Most business schools require business ethics courses, where the free-market philosophies of Milton Friedman gain focus. Friedman suggests the only ethical stance a businessperson can take is to maximize shareholder value. In other words, the only ethical thing a businessperson can do is to make money, to profit.
Complexity of Profit
Given the competing narratives around profit as well as the consistent narrative it plays in our lives, a working theology of profit is important.
Some Christians find unrestricted capitalism the answer. They would agree with Friedman’s position about the ethical principles behind making profit.
Other Christians believe profit to be part of the fall, that making above and beyond the necessities of sustenance is morally reprehensible.
Let’s suggest a middle path, a theological view on profit.
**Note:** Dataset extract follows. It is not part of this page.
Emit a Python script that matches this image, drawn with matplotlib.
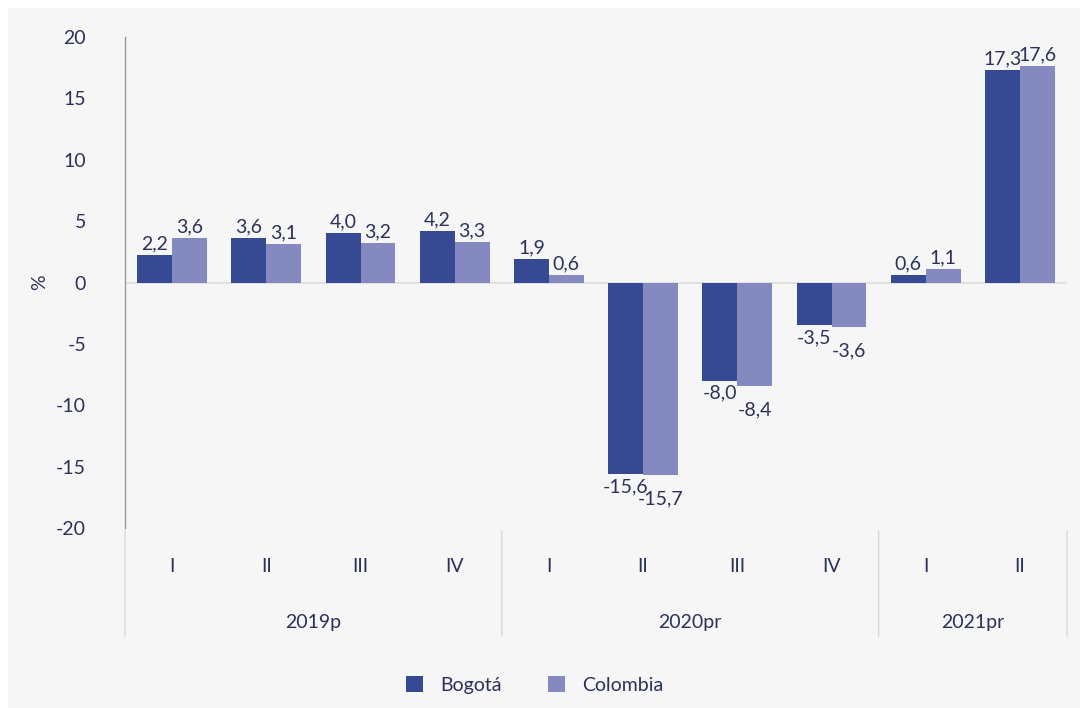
import numpy as np
import matplotlib.pyplot as plt
from matplotlib.patches import Rectangle

plt.rcParams['font.family'] = ['Lato', 'DejaVu Sans']
plt.rcParams['axes.unicode_minus'] = False

quarters = ['I', 'II', 'III', 'IV', 'I', 'II', 'III', 'IV', 'I', 'II']
years = ['2019p', '2020pr', '2021pr']
year_sizes = [4, 4, 2]
bogota = [2.2, 3.6, 4.0, 4.2, 1.9, -15.6, -8.0, -3.5, 0.6, 17.3]
colombia = [3.6, 3.1, 3.2, 3.3, 0.6, -15.7, -8.4, -3.6, 1.1, 17.6]

c_bog = '#364a94'
c_col = '#8489bf'
txt = '#2b3158'
fs = 14

W, H = 1088, 708
fig = plt.figure(figsize=(W / 100, H / 100), dpi=100, facecolor='white')
fig.patches.append(Rectangle((8 / W, 0), 1072 / W, 700 / H, transform=fig.transFigure,
                             facecolor='#f6f6f6', edgecolor='none', zorder=-10))

ax_w = 942
ax = fig.add_axes([125 / W, 1 - 528 / H, ax_w / W, 491 / H])
ax.set_facecolor('none')

x = np.arange(len(quarters))
w = 0.37
b1 = ax.bar(x - w / 2, bogota, w, color=c_bog, label='Bogotá', zorder=3)
b2 = ax.bar(x + w / 2, colombia, w, color=c_col, label='Colombia', zorder=3)

def fmt(v):
    return ('%.1f' % v).replace('.', ',')

for bars, vals, extra in [(b1, bogota, 0), (b2, colombia, 8)]:
    for r, v in zip(bars, vals):
        cx = r.get_x() + r.get_width() / 2
        if v >= 0:
            ax.annotate(fmt(v), (cx, v), xytext=(0, 2), textcoords='offset points',
                        ha='center', va='bottom', fontsize=fs, color=txt)
        else:
            ax.annotate(fmt(v), (cx, v), xytext=(0, -3 - extra), textcoords='offset points',
                        ha='center', va='top', fontsize=fs, color=txt)

ax.set_xlim(-0.5, len(quarters) - 0.5)
ax.set_ylim(-20, 20)
ax.set_yticks(np.arange(-20, 21, 5))
ax.tick_params(axis='y', length=0, pad=28, labelsize=fs, labelcolor=txt)
ax.set_xticks([])
for s in ['top', 'right', 'bottom']:
    ax.spines[s].set_visible(False)
ax.spines['left'].set_color('#999999')
ax.spines['left'].set_linewidth(1)
ax.axhline(0, color='#dddddd', linewidth=1.2, zorder=2)
ax.set_ylabel('%', fontsize=fs, color=txt)
ax.yaxis.set_label_coords(-(125 - 48) / ax_w, 0.5)

# category axis below the plot
for i, q in enumerate(quarters):
    ax.annotate(q, (i, 0), xycoords=('data', 'axes fraction'), xytext=(0, -28),
                textcoords='offset points', ha='center', va='center', fontsize=fs, color=txt)

edges = np.concatenate([[0], np.cumsum(year_sizes)]) - 0.5
for e in edges:
    ax.annotate('', (e, 0), xycoords=('data', 'axes fraction'), xytext=(e, -80),
                textcoords=('data', 'offset points'),
                arrowprops=dict(arrowstyle='-', color='#d8d8d8', lw=1))
for yr, a, b in zip(years, edges[:-1], edges[1:]):
    ax.annotate(yr, ((a + b) / 2, 0), xycoords=('data', 'axes fraction'), xytext=(0, -68),
                textcoords='offset points', ha='center', va='center', fontsize=fs, color=txt)

leg = fig.legend(handles=[b1, b2], loc='center', bbox_to_anchor=(535 / W, 1 - 685 / H),
                 ncol=2, frameon=False, fontsize=fs, handlelength=0.85, handleheight=0.85,
                 columnspacing=2.4, handletextpad=0.9)
for t in leg.get_texts():
    t.set_color(txt)

fig.savefig('out.png', dpi=100)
In his book, Why Business Matters to God, Jeff Van Duzer uses blood as a metaphor for the importance of profit.
Since that might sound macabre, let’s unpack it. Blood is the necessary element for a functioning human body. The heart needs to pump it around the body to deliver nutrients throughout the body to keep it alive and functioning well.
It’s important for your blood to pump efficiently and effectively, but when you woke up this morning, did you take your blood pressure? Likely, you got ready for another day and then went about your tasks purposefully. Outside of scheduled physicals, most human beings don’t spend every waking moment of every day ensuring the optimal flow of their blood. Instead, they live their life.
Profit is the blood flow of a business. It keeps the lights on, pays employee salaries, and can be invested into new goods and services that can help society. And yet, our business schools often teach our business leaders the multiple tools needed to measure profit day-to-day. With such a small focus, businesses don’t often take the time to look up and see what’s happening, trying to answer how the purpose of a business might meet the needs of others in its community.
Just like people have blood pumping through their veins so they might be able to live, a business needs profit so it may continue to benefit its community.
Is greed good? That’s not really the right question to ask. Profit is necessary because it becomes the engine by which businesses can make a difference. So when we think theologically about profit, we shouldn’t focus on the absolutes of the conversation — all good or all bad.
Let’s instead focus on what profit can allow a business to do when it looks up from its numbers and sees the needs of the community of which it is a part.